Oh yes. The hacker subculture, even parts of the tech industry in general at
the time was dealing with things like the Clipper Chip, the V-Chip, and
Operation Sundevil. There was a love of tech, but a good dose of distrust as
well.

There was also a certain aesthetic to 90s tech. It needed to be obnoxious and
tech-looking. Well, everything needed to be obnoxious & in-your-face in the
90s.

------
rlu
These are always fun to watch. Here's one of Apple's versions if you're
curious:
[https://www.youtube.com/watch?v=9bjve67p33E](https://www.youtube.com/watch?v=9bjve67p33E)

Microsoft still maintains its "home of the future". I think they update it
every 3-5 years or so. Here's a newer one I found on youtube:
[https://www.youtube.com/watch?v=_vsoBsgqoEg](https://www.youtube.com/watch?v=_vsoBsgqoEg).
It's pretty funny to see how the set, from what I can tell, is basically
identical.

And here's another Microsoft video about the "future of productivity" made
back in 2011:
[https://www.youtube.com/watch?v=a6cNdhOKwi0](https://www.youtube.com/watch?v=a6cNdhOKwi0)

------
WWLink
lol the piano with the computer built into it.

It's funny how for the most part, houses haven't got any of that stuff. I'm in
a house that was built in 2008, and it has something like 5 RJ45 jacks, none
of which are in particularly good locations for anything except maybe hooking
up a TV.

Most smart home things have fallen flat on their faces. About the only 2
things that have come together are smartphones, and that kid using the
computer at the piano would have been using a tablet instead. The connected TV
thing barely works, if at all.

------
zachlipton
I remember visiting a walk-through of this house back in the day here in SF.
Amazing how so much of it has come to fruition, yet Microsoft has been
responsible for so little of it.

------
lgleason
I liked that the first item on the shopping list is paint thinner :)

------
darksim905
First time I've ever heard of HealthVault (second video). Very interesting
portion of the whole video. Unique service.

------
totoroisalive
It bothers me a bit, the amount of time the woman is in the kitchen

------
noonespecial
All of that is just the answer to the question "what if there was a ubiquitous
wireless network?".

Once you've got that network, its just an art project. No wonder Apple won.

------
mantrax5
"You know, one of the things that really hurt Apple was after I left John
Sculley got a very serious disease. It’s the disease of thinking that a really
great idea is 90% of the work. And if you just tell all these other people
“here’s this great idea,” then of course they can go off and make it happen.
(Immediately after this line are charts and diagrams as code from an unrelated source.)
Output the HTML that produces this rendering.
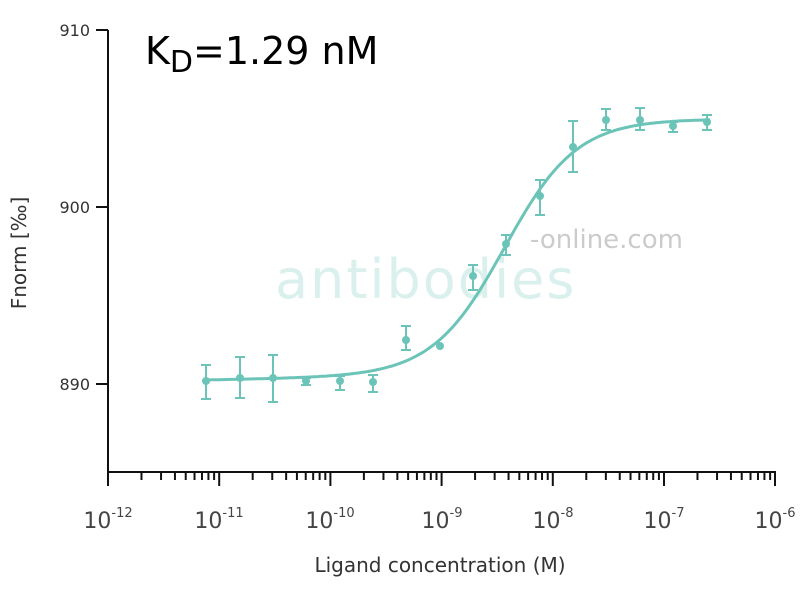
<!DOCTYPE html><html><head><style>body{margin:0;background:#fff}svg{display:block}text{font-family:"DejaVu Sans","Liberation Sans",sans-serif}</style></head><body>
<svg width="800" height="600" xmlns="http://www.w3.org/2000/svg">
<text x="275" y="298" font-size="54" fill="#5cbfb2" opacity="0.22" letter-spacing="2">antibodies</text>
<text x="530" y="248" font-size="26" fill="#999" opacity="0.5">-online.com</text>
<g stroke="#111" stroke-width="2" fill="none">
<line x1="108" y1="30" x2="108" y2="473"/>
<line x1="107" y1="472" x2="776" y2="472"/>
<line x1="96" y1="30" x2="108" y2="30"/><line x1="96" y1="207" x2="108" y2="207"/><line x1="96" y1="384" x2="108" y2="384"/>
</g>
<g id="ticks" stroke="#111" stroke-width="2"></g>
<g font-size="16" fill="#333" text-anchor="end"><text x="90" y="36">910</text><text x="90" y="213">900</text><text x="90" y="390">890</text></g>
<g font-size="22" fill="#444" text-anchor="middle">
<text x="108" y="528">10<tspan font-size="13" dy="-11">-12</tspan></text>
<text x="219" y="528">10<tspan font-size="13" dy="-11">-11</tspan></text>
<text x="330" y="528">10<tspan font-size="13" dy="-11">-10</tspan></text>
<text x="442" y="528">10<tspan font-size="13" dy="-11">-9</tspan></text>
<text x="553" y="528">10<tspan font-size="13" dy="-11">-8</tspan></text>
<text x="664" y="528">10<tspan font-size="13" dy="-11">-7</tspan></text>
<text x="775" y="528">10<tspan font-size="13" dy="-11">-6</tspan></text>
</g>
<text x="440" y="572" font-size="20" fill="#333" text-anchor="middle">Ligand concentration (M)</text>
<text transform="translate(26,253) rotate(-90)" font-size="20" fill="#333" text-anchor="middle">Fnorm [‰]</text>
<text x="145" y="64" font-size="38" fill="#000">K<tspan font-size="30" dy="8">D</tspan><tspan dy="-8">=1.29 nM</tspan></text>
<path id="curve" fill="none" stroke="#6cc4b8" stroke-width="3"/>
<g id="pts" fill="#6cc4b8" stroke="#6cc4b8" stroke-width="2"></g>
<script>
var ns="http://www.w3.org/2000/svg";
function el(p,t,a){var e=document.createElementNS(ns,t);for(var k in a)e.setAttribute(k,a[k]);document.getElementById(p).appendChild(e);return e;}
for(var d=0;d<6;d++){var x0=108+d*111.2;el("ticks","line",{x1:x0,y1:472,x2:x0,y2:486});
for(var m=2;m<10;m++){var x=x0+Math.log10(m)*111.2;el("ticks","line",{x1:x,y1:472,x2:x,y2:480});}}
el("ticks","line",{x1:775,y1:472,x2:775,y2:486});
var p="";for(var x=204;x<=710;x+=2){var base=380-(x-206)*0.018;var y=base-(base-119)/(1+Math.exp(-(x-505)/36));p+=(x==204?"M":"L")+x+" "+y.toFixed(1);}
document.getElementById("curve").setAttribute("d",p);
var D=[[206,381,365,399],[240,378,357,398],[273,378,355,402],[306,381,378,385],[340,381,376,390],[373,382,375,392],[406,340,326,350],[440,346,346,346],[473,276,265,290],[506,244,235,255],[540,196,180,215],[573,147,121,172],[606,120,109,130],[640,120,108,130],[673,126,122,132],[707,122,115,130]];
D.forEach(function(a){if(a[3]-a[2]>2){el("pts","line",{x1:a[0],y1:a[2],x2:a[0],y2:a[3]});el("pts","line",{x1:a[0]-5,y1:a[2],x2:a[0]+5,y2:a[2]});el("pts","line",{x1:a[0]-5,y1:a[3],x2:a[0]+5,y2:a[3]});}
el("pts","circle",{cx:a[0],cy:a[1],r:4,stroke:"none"});});
</script>
</svg></body></html>
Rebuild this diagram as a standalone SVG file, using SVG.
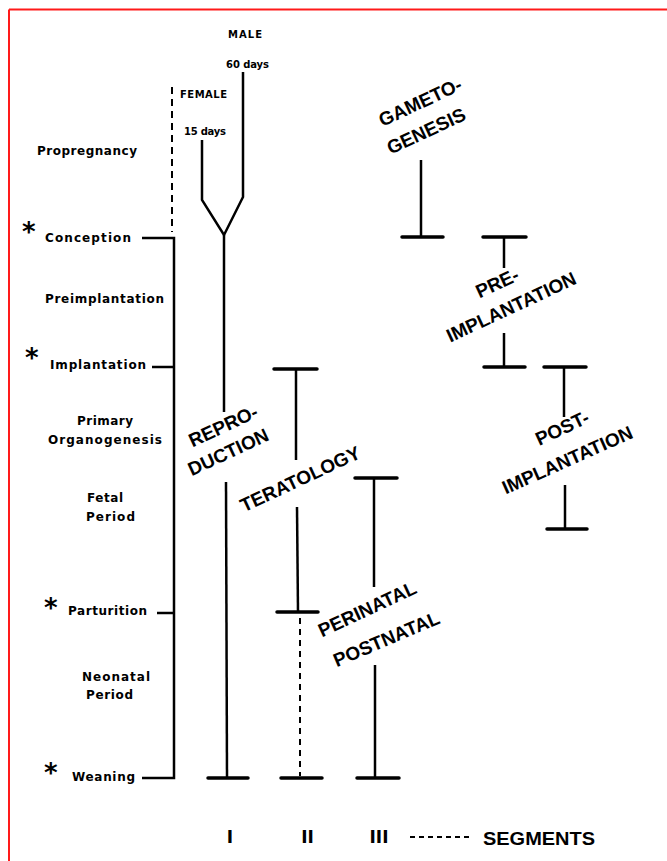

And the problem with that is that there’s just a tremendous amount of
craftsmanship in between a great idea and a great product. And as you evolve
that great idea, it changes and grows. It never comes out like it starts
because you learn a lot more as you get into the subtleties of it. And you
also find there are tremendous tradeoffs that you have to make. There are just
certain things you can’t make electrons do. There are certain things you can’t
make plastic do. Or glass do. Or factories do. Or robots do.

Designing a product is keeping five thousand things in your brain and fitting
them all together in new and different ways to get what you want. And every
day you discover something new that is a new problem or a new opportunity to
fit these things together a little differently.

And it’s that process that is the magic."

~ Steve Jobs

This is why Apple doesn't make "vision" videos now, and it didn't during the
Jobs years. During the period they did, they had serious problems in shipping
any of the visions they have shown the world.

Microsoft is a bit like that. They know where the world is going, and Bill
Gates himself knew from the very start where the world is going (short of a
brief period where he conveniently ignored the Internet will happen). But they
thought the fact they knew, that they had this cool idea and projection of how
things will happen was giving them enough advantage. Nope.

It's risk-free to ship vision videos. They're like free T-shirts. There's
infinite demand. But when it comes to shipping products based on them, most
people can't live with the compromises and risk-taking a real product requires
in order to ship.

With a new product you can't just look at the competition and confirm that
what you have will work. You're on your own. Do you have the guts?